Para otros más, es un asunto casi generacional. Los otrora jóvenes del 68 parecen argumentar que su empuje logró la transición democrática de los 80 y 90, mientras que los jóvenes de ahora parecen dedicar más tiempo a ver videos en redes sociales que a la participación política tangible. Una variante del argumento es que los líderes políticos de los 90, los creadores de la “reforma electoral definitiva” de 1996, eran de una madera distinta a los de hoy. Contra este argumento habría que recordar que, de manera natural, hay un sesgo cognitivo por el cual todo tiempo pasado nos parece que fue mejor: “nosotros, cuándo jóvenes, éramos más virtuosos que la juventud de hoy”.
Contra el pesimismo de las percepciones, existe un sinnúmero de indicadores que demuestran que nuestro país está mejor ahora que hace veinte o cincuenta años: ingreso per cápita, escolaridad, expectativa de vida. Por desgracia, también existen indicadores según los cuales sí estamos peor que hace veinte años —homicidios y violencia criminal organizada, por ejemplo— y otros en los que estamos igual de mal que antes, como la desigualdad en la distribución del ingreso.
Para otros, el desaliento proviene de mecanismos que no producen los resultados esperados. En los últimos veinte años, hemos presenciado cada vez más alternancia local o federal, más gobiernos divididos o yuxtapuestos, un mayor pluralismo partidista, cada vez más opciones en las boletas electorales, etcétera… y sin embargo, la calidad de los gobiernos no parece mejorar: la corrupción, la impunidad, el clientelismo y la violencia persisten o aumentan.
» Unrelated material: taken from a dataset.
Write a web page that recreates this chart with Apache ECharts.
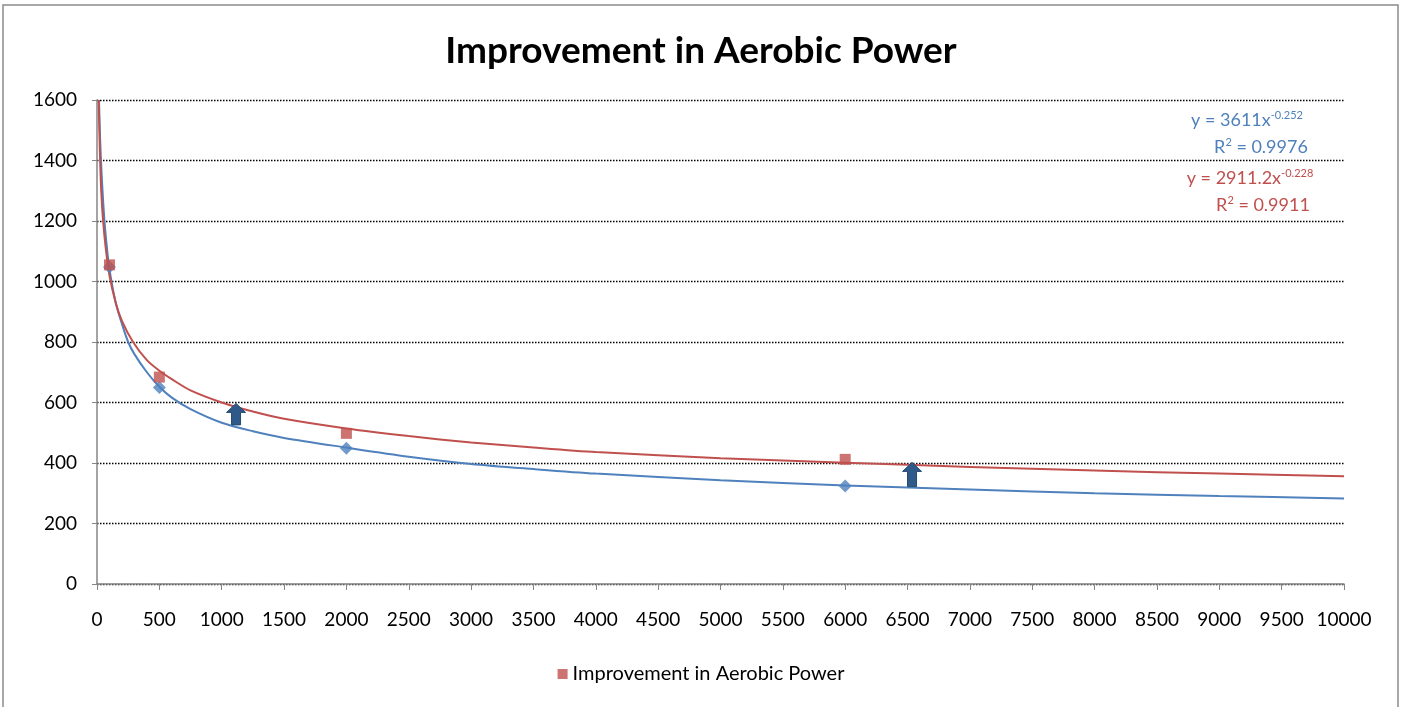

Las y los votantes hacen lo suyo: cada vez más deciden el sentido de su voto según el desempeño de sus gobernantes, pero sus gobernantes insisten en hacer lo mismo de siempre o disimular cada vez mejor.
Es posible que en los años recientes las y los políticos hayan aprendido a simular un juego democrático para preservar el statu quo. Para saberlo habría que analizar con detalle, más allá de anécdotas sombrías, las políticas públicas de cada caso y sus consecuencias. Por mi parte, me confieso menos optimista que diez años atrás, pero optimista de largo plazo aún. Quizá no tanto porque sea una creencia racional o fundada en evidencia sólida, sino porque la consolidación de nuestra joven e incipiente democracia —y la construcción de un Estado de derecho que nunca hemos tenido— mediante mecanismos de control y procedimientos democráticos es una de las pocas cartas que nos quedan para seguir jugando en medio de tanto desaliento. Como diría Adam Przeworski, “para fortalecer una democracia hay que fortalecer a la democracia, no el autoritarismo.”